Why the Tacoma Case Matters Beyond Washington
The ruling stems from Washington's House Bill 1470 from 2023, which requires private detention facilities to meet the same health and safety standards as public prisons. GEO Group initially won a round when Settle blocked the law, but the Ninth Circuit Court of Appeals rejected that decision and sent the case back, forcing him to reconsider the law's fairness. This time, Settle concluded that ICE never authorized GEO's refusal of state inspections, and rejected arguments that federal contractors are exempt like the government itself. This is a significant legal precedent: other states — where Vietnamese populations are large, like California — may follow this model to pressure private facilities into greater transparency.
What the Numbers Reveal
According to Governor Bob Ferguson's office, since President Trump entered his second term, the number of people held by ICE has increased 70%, while deaths in ICE-contracted facilities have reached their highest level in two decades. At Tacoma alone — one of the largest detention facilities in the Pacific Northwest region — two people have died and six have taken their own lives since 2024. GEO Group, through an ICE spokesman, denies all allegations of substandard conditions and claims health inspections failed to follow proper authorization procedures — a dispute that the state's own lawyers reject.

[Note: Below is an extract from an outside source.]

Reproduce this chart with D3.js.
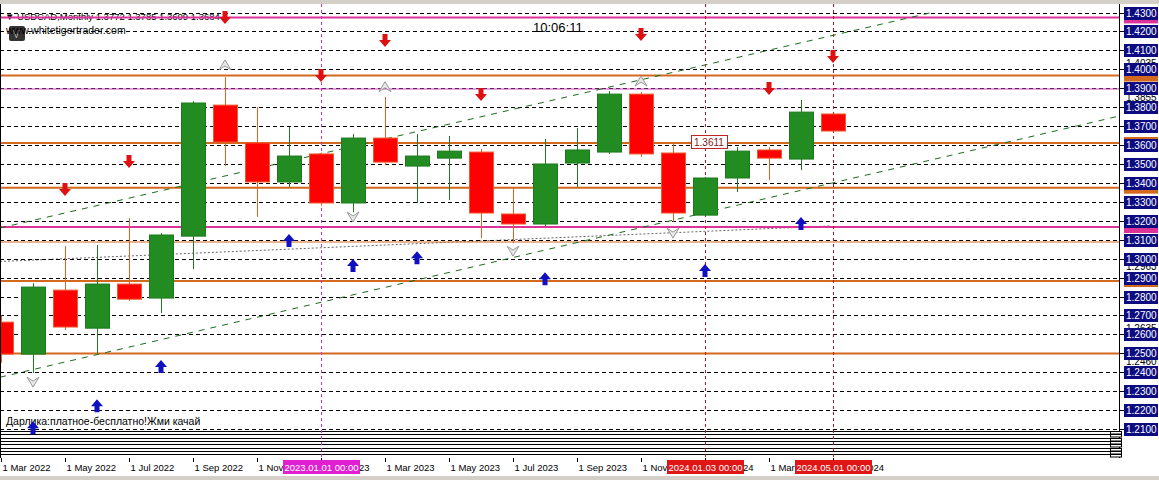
<!DOCTYPE html>
<html>
<head>
<meta charset="utf-8">
<script src="https://cdn.jsdelivr.net/npm/d3@7"></script>
<style>
  body { margin: 0; background: #fff; }
  svg { display: block; font-family: "Liberation Sans", Arial, sans-serif; }
</style>
</head>
<body>
<svg id="chart" width="1159" height="480"></svg>
<script>
// USDCAD monthly bars, Mar 2022 .. May 2024
const months = ['2022-03', '2022-04', '2022-05', '2022-06', '2022-07', '2022-08', '2022-09',
  '2022-10', '2022-11', '2022-12', '2023-01', '2023-02', '2023-03', '2023-04', '2023-05',
  '2023-06', '2023-07', '2023-08', '2023-09', '2023-10', '2023-11', '2023-12', '2024-01',
  '2024-02', '2024-03', '2024-04', '2024-05'];
const opens = [1.2665, 1.2496, 1.2834, 1.2633, 1.2866, 1.2792, 1.3119, 1.3811, 1.3611, 1.3405,
  1.3553, 1.3294, 1.3637, 1.3489, 1.3531, 1.3563, 1.3236, 1.3183, 1.3505, 1.3563, 1.3869,
  1.3558, 1.3230, 1.3426, 1.3574, 1.3526, 1.3764];
const highs = [1.2700, 1.2871, 1.3067, 1.3072, 1.3214, 1.3135, 1.3832, 1.3959, 1.3801, 1.3695,
  1.3560, 1.3658, 1.3854, 1.3658, 1.3648, 1.3579, 1.3373, 1.3632, 1.3690, 1.3885, 1.3880,
  1.3611, 1.3430, 1.3589, 1.3589, 1.3838, 1.3764];
const lows = [1.2450, 1.2396, 1.2623, 1.2501, 1.2776, 1.2713, 1.2945, 1.3489, 1.3220, 1.3378,
  1.3280, 1.3245, 1.3494, 1.3294, 1.3310, 1.3109, 1.3082, 1.3172, 1.3378, 1.3553, 1.3537,
  1.3195, 1.3225, 1.3352, 1.3415, 1.3468, 1.3674];
const closes = [1.2496, 1.2850, 1.2639, 1.2866, 1.2786, 1.3125, 1.3822, 1.3616, 1.3405, 1.3542,
  1.3294, 1.3637, 1.3510, 1.3542, 1.3568, 1.3241, 1.3183, 1.3500, 1.3574, 1.3869, 1.3553,
  1.3241, 1.3426, 1.3568, 1.3531, 1.3774, 1.3674];

// horizontal levels
const orangeLevels = [1.3967, 1.3611, 1.3375, 1.2882, 1.2499];
const thinOrangeLevels = [1.3088];
const magentaLevels = [1.4274, 1.3167];
const thinMagentaLevels = [1.3896];

// signal arrows: [bar index, price]
const sellArrows = [[7, 1.4271], [12, 1.4149], [10, 1.3965], [15, 1.3864], [20, 1.4181],
  [24, 1.3896], [26, 1.4065], [4, 1.3510], [2, 1.3362]];
const buyArrows = [[9, 1.3098], [11, 1.2966], [13, 1.3008], [17, 1.2897], [22, 1.2940],
  [25, 1.3188], [5, 1.2433], [3, 1.2226], [1, 1.2110]];
const fractalUp = [[7, 1.4023], [12, 1.3908], [20, 1.3938]];
const fractalDown = [[11, 1.3220], [16, 1.3040], [21, 1.3135], [1, 1.2348]];

// trend channel: [bar index, price] pairs
const channelLow = [[-0.03, 1.2374], [34.94, 1.3753]];
const channelHigh = [[-0.03, 1.3162], [29.09, 1.4300]];

// vertical markers
const markerBars = [10, 22, 26];
const markerLabels = ['2023.01.01 00:00', '2024.01.03 00:00', '2024.05.01 00:00'];

// axes
const priceTicks = d3.range(121, 144).map(v => v / 100);
const timeTickBars = d3.range(0, 27, 2);
const timeTickLabels = ['1 Mar 2022', '1 May 2022', '1 Jul 2022', '1 Sep 2022', '1 Nov 2022',
  '1 Jan 2023', '1 Mar 2023', '1 May 2023', '1 Jul 2023', '1 Sep 2023', '1 Nov 2023',
  '1 Jan 2024', '1 Mar 2024', '1 May 2024'];
// hidden price tags on the right scale
const sideTags = [1.4035, 1.3855, 1.3377, 1.2963, 1.2635, 1.2460];

const W = 1159, H = 480;
const plotRight = 1119, plotBottom = 458;

const svg = d3.select('#chart');
const x = d3.scaleLinear().domain([0, 26]).range([1, 833]);
const y = d3.scaleLinear().domain([1.21, 1.43]).range([429.1, 12.5]);
const fmt = d3.format('.4f');

const ORANGE = '#d2691e', MAGENTA = '#dd3399', NAVY = '#0c0c80';

// window edges
svg.append('rect').attr('x', 0).attr('y', 0).attr('width', W).attr('height', 4).attr('fill', '#d4d0c8');
svg.append('rect').attr('x', 0).attr('y', 476).attr('width', W).attr('height', 4).attr('fill', '#d4d0c8');

const plot = svg.append('g');

// dashed grid
plot.selectAll('line.grid').data(priceTicks).join('line')
  .attr('x1', 0).attr('x2', plotRight)
  .attr('y1', d => Math.round(y(d)) + 0.5).attr('y2', d => Math.round(y(d)) + 0.5)
  .attr('stroke', '#000').attr('stroke-dasharray', '4,3');

// stack of lines at the bottom
const stackRows = d3.range(431, 456, 3.3);
plot.selectAll('line.stack').data(stackRows).join('line')
  .attr('x1', 0).attr('x2', plotRight)
  .attr('y1', d => Math.round(d) + 0.5).attr('y2', d => Math.round(d) + 0.5)
  .attr('stroke', '#000').attr('stroke-width', 1)
  .attr('shape-rendering', 'crispEdges');

// title + texts
plot.append('text').attr('x', 5).attr('y', 20).attr('font-size', 9.5).attr('fill', '#000')
  .text('\u25BC USDCAD,Monthly 1.3772 1.3785 1.3609 1.3684');
plot.append('rect').attr('x', 9).attr('y', 26).attr('width', 16).attr('height', 15)
  .attr('rx', 2).attr('fill', '#333');
plot.append('text').attr('x', 13).attr('y', 38).attr('font-size', 10).attr('fill', '#aaa').text('V');
plot.append('text').attr('x', 6).attr('y', 34).attr('font-size', 10.5).attr('fill', '#000')
  .text('www.whitetigertrader.com');
plot.append('text').attr('x', 533).attr('y', 32).attr('font-size', 13).attr('fill', '#000')
  .text('10:06:11');
plot.append('text').attr('x', 6).attr('y', 425).attr('font-size', 10.5).attr('fill', '#000')
  .text('Дарлика:платное-бесплатно!Жми качай');

// faint dotted line
plot.append('line').attr('x1', 0).attr('y1', 261.5).attr('x2', 830).attr('y2', 226)
  .attr('stroke', '#000').attr('stroke-dasharray', '2,2').attr('stroke-opacity', 0.6);

// horizontal levels
function levels(data, color, width) {
  plot.selectAll(null).data(data).join('line')
    .attr('x1', 0).attr('x2', plotRight)
    .attr('y1', d => y(d)).attr('y2', d => y(d))
    .attr('stroke', color).attr('stroke-width', width);
}
levels(orangeLevels, ORANGE, 2);
levels(thinOrangeLevels, ORANGE, 1);
levels(magentaLevels, MAGENTA, 2);
levels(thinMagentaLevels, '#cc44bb', 1);

// vertical markers
plot.selectAll('line.vm').data(markerBars).join('line')
  .attr('x1', d => Math.round(x(d)) + 0.5).attr('x2', d => Math.round(x(d)) + 0.5)
  .attr('y1', 4).attr('y2', plotBottom + 2)
  .attr('stroke', (d, i) => i === 0 ? '#cc33cc' : '#cc1111')
  .attr('stroke-dasharray', '3,3');

// trend channel
[channelLow, channelHigh].forEach(pts => {
  plot.append('line')
    .attr('x1', x(pts[0][0])).attr('y1', y(pts[0][1]))
    .attr('x2', x(pts[1][0])).attr('y2', y(pts[1][1]))
    .attr('stroke', '#1b6b1b').attr('stroke-dasharray', '6,6');
});

// candles
const bars = months.map((m, i) => ({ i, o: opens[i], h: highs[i], l: lows[i], c: closes[i] }));
const candle = plot.selectAll('g.candle').data(bars).join('g');
candle.append('line')
  .attr('x1', d => Math.round(x(d.i)) + 0.5).attr('x2', d => Math.round(x(d.i)) + 0.5)
  .attr('y1', d => y(d.h)).attr('y2', d => y(d.l))
  .attr('stroke', d => d.c >= d.o ? '#1f7a1f' : '#e0602a');
candle.append('rect')
  .attr('x', d => Math.round(x(d.i)) - 12 + 0.5)
  .attr('width', 24)
  .attr('y', d => y(Math.max(d.o, d.c)))
  .attr('height', d => Math.max(1, y(Math.min(d.o, d.c)) - y(Math.max(d.o, d.c))))
  .attr('fill', d => d.c >= d.o ? '#228b22' : '#ff0000')
  .attr('stroke', d => d.c >= d.o ? '#1c7a1c' : '#f05a30');

// 1.3611 price tag on the chart
plot.append('rect').attr('x', 691.5).attr('y', y(1.3611) - 7.5).attr('width', 36).attr('height', 13)
  .attr('fill', '#fff').attr('stroke', '#c02020');
plot.append('text').attr('x', 694).attr('y', y(1.3611) + 3.5).attr('font-size', 10).attr('fill', '#802020')
  .text(fmt(1.3611));

// arrows
const downArrow = 'M-2.5,-7 L2.5,-7 L2.5,-1 L6,-1 L0,6 L-6,-1 L-2.5,-1 Z';
const upArrow = 'M-2.5,7 L2.5,7 L2.5,1 L6,1 L0,-6 L-6,1 L-2.5,1 Z';
plot.selectAll('path.sell').data(sellArrows).join('path')
  .attr('d', downArrow)
  .attr('transform', d => `translate(${x(d[0])},${y(d[1])})`)
  .attr('fill', '#dd1111');
plot.selectAll('path.buy').data(buyArrows).join('path')
  .attr('d', upArrow)
  .attr('transform', d => `translate(${x(d[0])},${y(d[1])})`)
  .attr('fill', '#1010c0');
plot.selectAll('path.fu').data(fractalUp).join('path')
  .attr('d', 'M-6,5 L0,-5 L6,5 L0,1 Z')
  .attr('transform', d => `translate(${x(d[0])},${y(d[1])})`)
  .attr('fill', '#e8e8e8').attr('stroke', '#999');
plot.selectAll('path.fd').data(fractalDown).join('path')
  .attr('d', 'M-6,-5 L0,5 L6,-5 L0,-1 Z')
  .attr('transform', d => `translate(${x(d[0])},${y(d[1])})`)
  .attr('fill', '#e8e8e8').attr('stroke', '#999');

// left border
plot.append('line').attr('x1', 0.5).attr('x2', 0.5).attr('y1', 4).attr('y2', plotBottom)
  .attr('stroke', '#000');

// price scale
const scale = svg.append('g');
scale.append('rect').attr('x', plotRight).attr('y', 4).attr('width', W - plotRight).attr('height', 472)
  .attr('fill', '#fff');
scale.append('line').attr('x1', plotRight + 0.5).attr('x2', plotRight + 0.5)
  .attr('y1', 4).attr('y2', plotBottom).attr('stroke', '#000');

scale.selectAll('text.tag').data(sideTags).join('text')
  .attr('x', 1126).attr('y', d => y(d) + 4).attr('font-size', 10).attr('fill', '#000')
  .text(d => fmt(d));

function levelTag(data, color) {
  scale.selectAll(null).data(data).join('rect')
    .attr('x', 1124).attr('y', d => y(d) - 6).attr('width', 34).attr('height', 12)
    .attr('fill', color);
}
levelTag(orangeLevels, ORANGE);
levelTag(magentaLevels, MAGENTA);

const pt = scale.selectAll('g.pt').data(priceTicks).join('g')
  .attr('transform', d => `translate(0,${Math.round(y(d))})`);
pt.append('line').attr('x1', plotRight).attr('x2', 1124).attr('y1', 0.5).attr('y2', 0.5).attr('stroke', '#000');
pt.append('rect').attr('x', 1124).attr('y', -6).attr('width', 34).attr('height', 13).attr('fill', NAVY);
pt.append('text').attr('x', 1126).attr('y', 4).attr('font-size', 10).attr('fill', '#fff')
  .text(d => fmt(d));

// small boxes under the scale
scale.selectAll('rect.sb').data(stackRows).join('rect')
  .attr('x', 1110.5).attr('y', d => Math.round(d) + 0.5).attr('width', 11).attr('height', 2.5)
  .attr('fill', '#fff').attr('stroke', '#000');

// time axis
const ta = svg.append('g');
const tt = ta.selectAll('g.tt').data(timeTickBars).join('g')
  .attr('transform', d => `translate(${Math.round(x(d)) + 0.5},0)`);
tt.append('line').attr('y1', plotBottom).attr('y2', plotBottom + 4).attr('stroke', '#000');
tt.append('text').attr('x', 1).attr('y', 471).attr('font-size', 9.5).attr('fill', '#000')
  .text((d, i) => timeTickLabels[i]);

const mk = ta.selectAll('g.mk').data(markerBars).join('g')
  .attr('transform', d => `translate(${Math.round(x(d))},0)`);
mk.append('rect').attr('x', -38).attr('y', 460).attr('width', 77).attr('height', 14)
  .attr('fill', (d, i) => i === 0 ? '#e020d0' : '#e01515');
mk.append('text').attr('x', 0.5).attr('y', 471).attr('text-anchor', 'middle')
  .attr('font-size', 9.5).attr('fill', '#fff')
  .text((d, i) => markerLabels[i]);
</script>
</body>
</html>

Who Stands Behind the Locked Doors
What makes this story particularly significant for Vietnamese Americans is the web of interests surrounding private detention companies. President Trump currently holds stakes in both CoreCivic and GEO Group, the two companies operating most major ICE facilities across the nation, including the Otay Mesa facility near San Diego — home to a long-established Vietnamese community. At the federal level, David Venturella, who was just appointed acting ICE director, worked for GEO Group for over a decade before returning to oversee the very contracts from which the company benefits — a conflict of interest that Democratic lawmakers have raised concerns about.
What Comes Next
GEO Group has until Friday to petition the U.S. Supreme Court to review the case, while Settle's order takes effect after two weeks. If the appeal fails, this will be the first step toward state health inspectors gaining regular access to areas not directly managed by ICE — though administrative and medical sections controlled by ICE remain outside this oversight scope, just as the judge's order specifies. For Vietnamese American families with relatives held in similar facilities nationwide, the Tacoma ruling signals that legal pressure from states may be the most practical path to forcing private companies toward greater transparency — even as immigration arrests and detentions continue to rise under the current administration.